STATED TASK. Leave out the pictures and retype only the lines from the opening line to the line that holds "var aGridY = [1, 10];", both ends included.

:: DATA PROVIDED

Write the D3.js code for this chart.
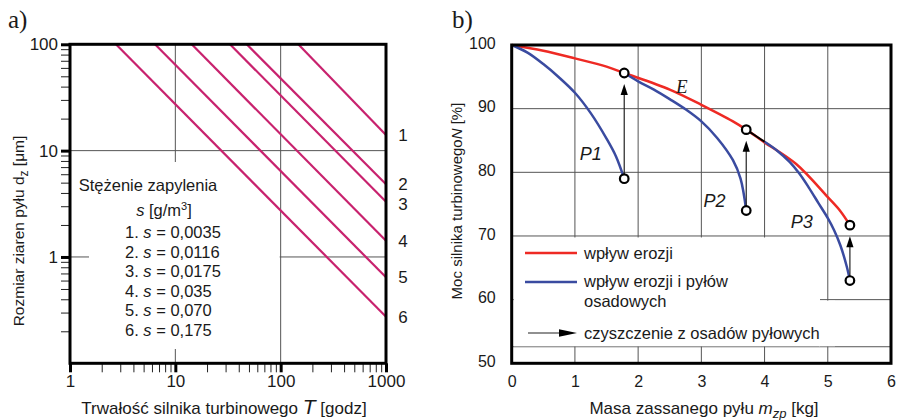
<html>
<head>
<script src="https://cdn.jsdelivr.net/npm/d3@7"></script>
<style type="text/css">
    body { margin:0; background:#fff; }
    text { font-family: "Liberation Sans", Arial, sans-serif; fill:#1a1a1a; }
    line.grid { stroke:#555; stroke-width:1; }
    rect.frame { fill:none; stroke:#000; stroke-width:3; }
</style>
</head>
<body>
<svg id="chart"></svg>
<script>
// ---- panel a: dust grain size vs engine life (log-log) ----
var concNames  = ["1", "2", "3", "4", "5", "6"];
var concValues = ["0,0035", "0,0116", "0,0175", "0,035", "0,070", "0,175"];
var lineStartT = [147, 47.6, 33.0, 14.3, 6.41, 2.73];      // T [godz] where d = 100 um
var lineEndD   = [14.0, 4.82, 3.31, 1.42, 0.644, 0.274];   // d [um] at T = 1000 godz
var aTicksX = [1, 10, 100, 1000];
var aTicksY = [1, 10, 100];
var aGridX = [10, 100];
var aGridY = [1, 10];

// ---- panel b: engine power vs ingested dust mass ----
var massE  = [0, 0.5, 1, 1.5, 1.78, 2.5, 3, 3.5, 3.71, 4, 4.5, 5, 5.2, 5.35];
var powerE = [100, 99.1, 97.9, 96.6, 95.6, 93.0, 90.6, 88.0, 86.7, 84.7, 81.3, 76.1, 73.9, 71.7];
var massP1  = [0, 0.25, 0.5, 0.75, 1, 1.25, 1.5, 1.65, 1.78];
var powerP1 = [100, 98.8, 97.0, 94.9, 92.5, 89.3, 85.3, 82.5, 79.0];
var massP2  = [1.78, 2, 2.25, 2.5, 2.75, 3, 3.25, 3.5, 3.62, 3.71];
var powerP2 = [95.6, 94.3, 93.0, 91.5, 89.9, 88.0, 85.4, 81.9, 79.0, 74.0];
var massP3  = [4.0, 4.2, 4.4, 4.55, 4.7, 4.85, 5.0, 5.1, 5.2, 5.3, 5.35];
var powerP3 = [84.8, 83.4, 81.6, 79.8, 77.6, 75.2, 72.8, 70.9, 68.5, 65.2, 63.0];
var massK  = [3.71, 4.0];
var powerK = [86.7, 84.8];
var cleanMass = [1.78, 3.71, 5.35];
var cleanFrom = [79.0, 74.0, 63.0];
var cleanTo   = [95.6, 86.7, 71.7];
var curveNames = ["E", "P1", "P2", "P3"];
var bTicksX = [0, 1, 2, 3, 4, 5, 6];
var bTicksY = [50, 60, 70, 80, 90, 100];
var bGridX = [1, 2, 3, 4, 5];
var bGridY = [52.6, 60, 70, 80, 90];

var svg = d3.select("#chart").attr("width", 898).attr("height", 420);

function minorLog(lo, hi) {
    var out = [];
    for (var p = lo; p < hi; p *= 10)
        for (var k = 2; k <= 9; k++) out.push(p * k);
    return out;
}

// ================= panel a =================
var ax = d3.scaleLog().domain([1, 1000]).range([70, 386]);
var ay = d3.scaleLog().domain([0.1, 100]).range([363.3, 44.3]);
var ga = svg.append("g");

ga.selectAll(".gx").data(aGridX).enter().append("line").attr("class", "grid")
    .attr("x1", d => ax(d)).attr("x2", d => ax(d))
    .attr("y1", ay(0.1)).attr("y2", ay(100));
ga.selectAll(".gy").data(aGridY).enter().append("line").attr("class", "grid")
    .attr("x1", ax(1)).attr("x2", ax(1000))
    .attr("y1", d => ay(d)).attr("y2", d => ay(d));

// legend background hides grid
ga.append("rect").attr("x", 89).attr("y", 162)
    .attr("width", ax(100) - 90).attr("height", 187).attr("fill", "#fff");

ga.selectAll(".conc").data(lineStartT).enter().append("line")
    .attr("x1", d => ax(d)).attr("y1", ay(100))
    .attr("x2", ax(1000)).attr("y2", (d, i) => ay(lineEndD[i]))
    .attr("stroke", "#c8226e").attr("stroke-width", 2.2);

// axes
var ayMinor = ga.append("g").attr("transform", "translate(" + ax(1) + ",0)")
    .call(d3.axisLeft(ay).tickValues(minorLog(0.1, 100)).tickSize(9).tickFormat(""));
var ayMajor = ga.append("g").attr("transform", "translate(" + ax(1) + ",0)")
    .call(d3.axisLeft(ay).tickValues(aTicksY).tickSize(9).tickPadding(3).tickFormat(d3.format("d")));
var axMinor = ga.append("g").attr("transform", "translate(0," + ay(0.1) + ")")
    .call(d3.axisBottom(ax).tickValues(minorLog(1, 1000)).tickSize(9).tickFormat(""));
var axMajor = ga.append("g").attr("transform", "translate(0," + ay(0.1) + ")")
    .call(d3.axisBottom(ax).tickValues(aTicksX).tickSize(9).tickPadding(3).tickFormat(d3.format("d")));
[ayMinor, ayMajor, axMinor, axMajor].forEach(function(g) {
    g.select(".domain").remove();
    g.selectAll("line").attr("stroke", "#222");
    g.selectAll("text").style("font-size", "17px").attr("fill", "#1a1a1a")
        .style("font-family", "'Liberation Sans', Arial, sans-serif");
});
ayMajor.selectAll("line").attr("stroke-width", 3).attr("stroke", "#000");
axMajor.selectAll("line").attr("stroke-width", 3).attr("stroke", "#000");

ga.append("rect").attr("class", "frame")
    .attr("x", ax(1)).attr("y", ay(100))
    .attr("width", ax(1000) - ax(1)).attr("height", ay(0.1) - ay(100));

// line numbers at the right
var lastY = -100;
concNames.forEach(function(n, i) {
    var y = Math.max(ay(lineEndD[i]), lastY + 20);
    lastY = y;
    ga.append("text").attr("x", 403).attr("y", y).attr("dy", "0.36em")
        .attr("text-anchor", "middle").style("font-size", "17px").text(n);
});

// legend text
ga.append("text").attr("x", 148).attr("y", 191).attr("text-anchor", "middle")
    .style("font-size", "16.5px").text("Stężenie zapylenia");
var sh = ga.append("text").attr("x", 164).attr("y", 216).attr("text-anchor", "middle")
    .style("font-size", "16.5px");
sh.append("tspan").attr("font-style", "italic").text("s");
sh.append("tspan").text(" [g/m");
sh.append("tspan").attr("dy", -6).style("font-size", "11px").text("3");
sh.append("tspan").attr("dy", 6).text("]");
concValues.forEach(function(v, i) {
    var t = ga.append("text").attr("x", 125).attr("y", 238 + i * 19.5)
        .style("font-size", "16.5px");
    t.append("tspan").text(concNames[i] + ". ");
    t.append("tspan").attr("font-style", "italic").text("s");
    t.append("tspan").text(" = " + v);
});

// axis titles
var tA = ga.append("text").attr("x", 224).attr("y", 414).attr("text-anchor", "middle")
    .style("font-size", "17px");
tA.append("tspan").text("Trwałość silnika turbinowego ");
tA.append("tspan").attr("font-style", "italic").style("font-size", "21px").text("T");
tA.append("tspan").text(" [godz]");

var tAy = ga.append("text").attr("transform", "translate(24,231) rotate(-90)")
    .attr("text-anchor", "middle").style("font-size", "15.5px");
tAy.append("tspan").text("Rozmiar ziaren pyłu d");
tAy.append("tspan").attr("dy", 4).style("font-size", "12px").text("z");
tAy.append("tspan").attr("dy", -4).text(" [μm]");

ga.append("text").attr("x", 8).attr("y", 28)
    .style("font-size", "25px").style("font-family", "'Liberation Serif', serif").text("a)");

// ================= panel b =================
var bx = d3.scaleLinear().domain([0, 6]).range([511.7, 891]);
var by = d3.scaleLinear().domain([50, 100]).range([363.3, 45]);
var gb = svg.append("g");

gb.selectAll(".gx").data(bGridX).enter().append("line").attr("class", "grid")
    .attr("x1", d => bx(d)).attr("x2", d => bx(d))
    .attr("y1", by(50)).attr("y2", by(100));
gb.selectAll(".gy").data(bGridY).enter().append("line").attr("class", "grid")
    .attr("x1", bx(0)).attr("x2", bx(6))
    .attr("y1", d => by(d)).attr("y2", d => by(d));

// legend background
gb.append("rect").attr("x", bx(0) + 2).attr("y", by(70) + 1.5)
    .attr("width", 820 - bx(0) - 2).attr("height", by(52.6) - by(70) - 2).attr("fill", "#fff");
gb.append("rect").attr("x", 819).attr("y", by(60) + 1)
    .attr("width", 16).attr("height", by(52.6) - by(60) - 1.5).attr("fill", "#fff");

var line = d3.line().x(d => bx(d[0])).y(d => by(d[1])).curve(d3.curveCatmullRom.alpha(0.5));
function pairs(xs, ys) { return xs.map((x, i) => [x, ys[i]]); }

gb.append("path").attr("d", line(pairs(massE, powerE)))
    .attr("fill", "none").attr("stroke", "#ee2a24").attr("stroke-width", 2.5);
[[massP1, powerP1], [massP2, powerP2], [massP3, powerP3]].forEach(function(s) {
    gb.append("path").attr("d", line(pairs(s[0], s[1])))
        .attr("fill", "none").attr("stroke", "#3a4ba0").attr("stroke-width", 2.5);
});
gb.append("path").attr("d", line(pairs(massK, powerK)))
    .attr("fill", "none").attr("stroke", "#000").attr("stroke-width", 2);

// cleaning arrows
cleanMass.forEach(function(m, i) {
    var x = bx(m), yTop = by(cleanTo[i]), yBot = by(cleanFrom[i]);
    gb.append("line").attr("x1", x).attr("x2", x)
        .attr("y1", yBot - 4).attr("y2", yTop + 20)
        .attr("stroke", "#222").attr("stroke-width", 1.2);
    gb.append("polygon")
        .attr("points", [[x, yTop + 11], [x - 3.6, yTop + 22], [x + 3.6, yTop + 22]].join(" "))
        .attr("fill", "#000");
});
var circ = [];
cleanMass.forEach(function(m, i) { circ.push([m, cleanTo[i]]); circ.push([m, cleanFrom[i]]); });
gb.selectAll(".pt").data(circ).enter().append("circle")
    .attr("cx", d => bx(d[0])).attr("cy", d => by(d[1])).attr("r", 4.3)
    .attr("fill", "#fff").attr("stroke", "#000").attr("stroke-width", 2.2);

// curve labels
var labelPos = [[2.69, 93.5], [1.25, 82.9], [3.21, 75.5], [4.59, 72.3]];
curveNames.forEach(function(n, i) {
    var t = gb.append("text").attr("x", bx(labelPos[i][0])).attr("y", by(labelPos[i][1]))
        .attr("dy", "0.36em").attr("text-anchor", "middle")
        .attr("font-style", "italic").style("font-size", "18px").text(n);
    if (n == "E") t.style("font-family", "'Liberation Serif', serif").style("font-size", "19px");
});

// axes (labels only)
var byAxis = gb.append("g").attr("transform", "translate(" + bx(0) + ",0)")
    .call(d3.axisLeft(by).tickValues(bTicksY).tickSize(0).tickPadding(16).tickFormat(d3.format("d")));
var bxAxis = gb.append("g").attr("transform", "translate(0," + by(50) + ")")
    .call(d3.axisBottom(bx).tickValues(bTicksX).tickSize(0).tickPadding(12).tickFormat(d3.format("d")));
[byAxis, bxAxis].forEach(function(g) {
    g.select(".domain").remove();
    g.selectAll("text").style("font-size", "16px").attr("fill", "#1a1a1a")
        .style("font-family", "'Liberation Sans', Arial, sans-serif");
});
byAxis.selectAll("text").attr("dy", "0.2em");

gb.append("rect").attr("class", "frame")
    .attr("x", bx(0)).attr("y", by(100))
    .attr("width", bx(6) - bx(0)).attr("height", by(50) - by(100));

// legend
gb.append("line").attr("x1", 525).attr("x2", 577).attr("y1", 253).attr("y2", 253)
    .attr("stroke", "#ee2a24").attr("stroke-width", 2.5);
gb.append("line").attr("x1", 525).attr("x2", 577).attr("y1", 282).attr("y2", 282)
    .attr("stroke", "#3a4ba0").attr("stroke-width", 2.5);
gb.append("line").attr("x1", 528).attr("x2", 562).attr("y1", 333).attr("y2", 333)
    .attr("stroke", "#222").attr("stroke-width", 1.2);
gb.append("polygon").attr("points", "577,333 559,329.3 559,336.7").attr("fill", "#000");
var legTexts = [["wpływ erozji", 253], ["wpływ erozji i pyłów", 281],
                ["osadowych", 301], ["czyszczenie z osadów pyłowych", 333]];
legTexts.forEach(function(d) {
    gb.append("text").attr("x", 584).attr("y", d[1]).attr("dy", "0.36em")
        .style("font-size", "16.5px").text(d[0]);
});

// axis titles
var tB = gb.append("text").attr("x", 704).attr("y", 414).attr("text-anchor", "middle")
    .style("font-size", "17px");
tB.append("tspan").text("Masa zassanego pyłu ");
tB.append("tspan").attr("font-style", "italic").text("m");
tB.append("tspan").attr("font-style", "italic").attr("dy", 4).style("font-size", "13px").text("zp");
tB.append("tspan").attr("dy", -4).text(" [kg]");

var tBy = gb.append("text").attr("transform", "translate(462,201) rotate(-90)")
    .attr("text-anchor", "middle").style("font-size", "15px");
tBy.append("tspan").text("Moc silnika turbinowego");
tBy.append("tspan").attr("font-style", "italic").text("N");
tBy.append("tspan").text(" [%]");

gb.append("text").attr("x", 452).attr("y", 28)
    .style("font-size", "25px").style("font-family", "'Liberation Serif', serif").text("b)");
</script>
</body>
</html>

::::

SOLUTION TO THIS TASK.
Write the D3.js code for this chart.
<html>
<head>
<script src="https://cdn.jsdelivr.net/npm/d3@7"></script>
<style type="text/css">
    body { margin:0; background:#fff; }
    text { font-family: "Liberation Sans", Arial, sans-serif; fill:#1a1a1a; }
    line.grid { stroke:#555; stroke-width:1; }
    rect.frame { fill:none; stroke:#000; stroke-width:3; }
</style>
</head>
<body>
<svg id="chart"></svg>
<script>
// ---- panel a: dust grain size vs engine life (log-log) ----
var concNames  = ["1", "2", "3", "4", "5", "6"];
var concValues = ["0,0035", "0,0116", "0,0175", "0,035", "0,070", "0,175"];
var lineStartT = [147, 47.6, 33.0, 14.3, 6.41, 2.73];      // T [godz] where d = 100 um
var lineEndD   = [14.0, 4.82, 3.31, 1.42, 0.644, 0.274];   // d [um] at T = 1000 godz
var aTicksX = [1, 10, 100, 1000];
var aTicksY = [1, 10, 100];
var aGridX = [10, 100];
var aGridY = [1, 10];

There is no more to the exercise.